#### Exercise task
All of the listing below must be repeated word for word. Pictures are the only thing to omit.
┏━━
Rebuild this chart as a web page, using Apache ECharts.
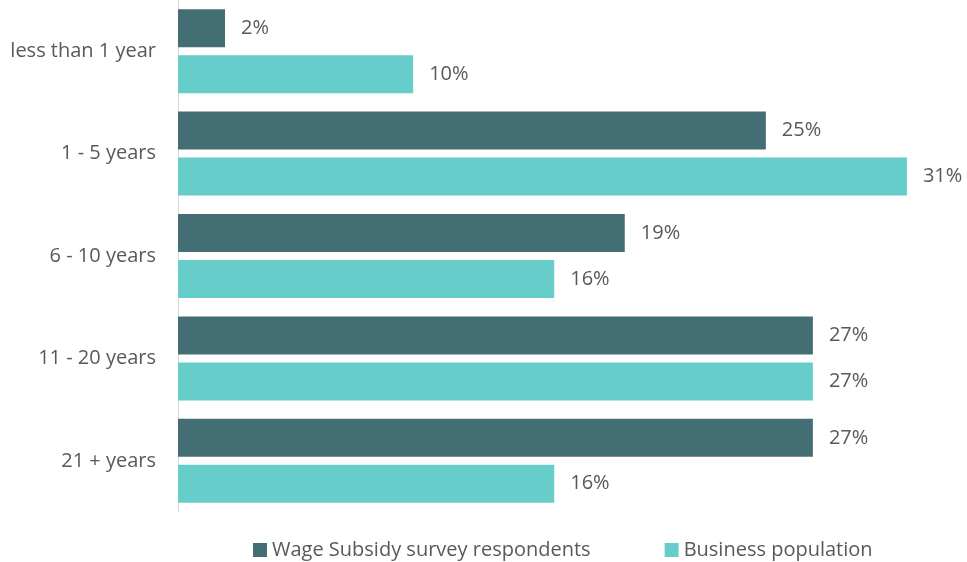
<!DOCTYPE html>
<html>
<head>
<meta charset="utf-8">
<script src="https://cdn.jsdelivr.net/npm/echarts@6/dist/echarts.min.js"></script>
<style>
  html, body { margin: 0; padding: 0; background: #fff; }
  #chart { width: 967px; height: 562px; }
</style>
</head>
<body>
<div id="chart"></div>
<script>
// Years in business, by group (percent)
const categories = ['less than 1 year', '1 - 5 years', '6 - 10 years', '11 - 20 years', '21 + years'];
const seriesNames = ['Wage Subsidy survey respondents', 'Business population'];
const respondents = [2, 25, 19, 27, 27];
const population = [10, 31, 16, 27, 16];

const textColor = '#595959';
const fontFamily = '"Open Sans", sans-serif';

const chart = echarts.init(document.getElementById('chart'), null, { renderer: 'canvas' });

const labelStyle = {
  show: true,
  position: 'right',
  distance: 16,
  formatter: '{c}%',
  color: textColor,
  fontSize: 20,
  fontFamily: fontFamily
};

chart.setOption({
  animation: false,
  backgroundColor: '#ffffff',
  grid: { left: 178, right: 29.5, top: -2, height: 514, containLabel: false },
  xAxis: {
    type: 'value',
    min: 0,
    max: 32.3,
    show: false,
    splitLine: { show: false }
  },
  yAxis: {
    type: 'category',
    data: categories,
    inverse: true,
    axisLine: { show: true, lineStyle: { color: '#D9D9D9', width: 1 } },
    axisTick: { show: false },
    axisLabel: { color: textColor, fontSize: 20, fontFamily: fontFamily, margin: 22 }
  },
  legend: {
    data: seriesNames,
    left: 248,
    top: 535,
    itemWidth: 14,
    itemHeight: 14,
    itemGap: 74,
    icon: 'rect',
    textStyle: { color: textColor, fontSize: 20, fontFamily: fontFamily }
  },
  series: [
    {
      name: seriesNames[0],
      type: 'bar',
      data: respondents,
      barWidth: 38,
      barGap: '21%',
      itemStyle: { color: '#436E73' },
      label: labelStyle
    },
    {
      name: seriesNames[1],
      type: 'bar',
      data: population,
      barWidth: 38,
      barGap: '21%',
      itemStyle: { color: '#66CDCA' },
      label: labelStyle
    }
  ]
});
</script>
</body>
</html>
┗━━
#### Solution for this problem
Rebuild this chart as a web page, using Apache ECharts.
<!DOCTYPE html>
<html>
<head>
<meta charset="utf-8">
<script src="https://cdn.jsdelivr.net/npm/echarts@6/dist/echarts.min.js"></script>
<style>
  html, body { margin: 0; padding: 0; background: #fff; }
  #chart { width: 967px; height: 562px; }
</style>
</head>
<body>
<div id="chart"></div>
<script>
// Years in business, by group (percent)
const categories = ['less than 1 year', '1 - 5 years', '6 - 10 years', '11 - 20 years', '21 + years'];
const seriesNames = ['Wage Subsidy survey respondents', 'Business population'];
const respondents = [2, 25, 19, 27, 27];
const population = [10, 31, 16, 27, 16];

const textColor = '#595959';
const fontFamily = '"Open Sans", sans-serif';

const chart = echarts.init(document.getElementById('chart'), null, { renderer: 'canvas' });

const labelStyle = {
  show: true,
  position: 'right',
  distance: 16,
  formatter: '{c}%',
  color: textColor,
  fontSize: 20,
  fontFamily: fontFamily
};

chart.setOption({
  animation: false,
  backgroundColor: '#ffffff',
  grid: { left: 178, right: 29.5, top: -2, height: 514, containLabel: false },
  xAxis: {
    type: 'value',
    min: 0,
    max: 32.3,
    show: false,
    splitLine: { show: false }
  },
  yAxis: {
    type: 'category',
    data: categories,
    inverse: true,
    axisLine: { show: true, lineStyle: { color: '#D9D9D9', width: 1 } },
    axisTick: { show: false },
    axisLabel: { color: textColor, fontSize: 20, fontFamily: fontFamily, margin: 22 }
  },
  legend: {
    data: seriesNames,
    left: 248,
    top: 535,
    itemWidth: 14,
    itemHeight: 14,
    itemGap: 74,
    icon: 'rect',
    textStyle: { color: textColor, fontSize: 20, fontFamily: fontFamily }
  },
  series: [
    {
      name: seriesNames[0],
      type: 'bar',
      data: respondents,
      barWidth: 38,
      barGap: '21%',
      itemStyle: { color: '#436E73' },
      label: labelStyle
    },
    {
      name: seriesNames[1],
      type: 'bar',
      data: population,
      barWidth: 38,
      barGap: '21%',
      itemStyle: { color: '#66CDCA' },
      label: labelStyle
    }
  ]
});
</script>
</body>
</html>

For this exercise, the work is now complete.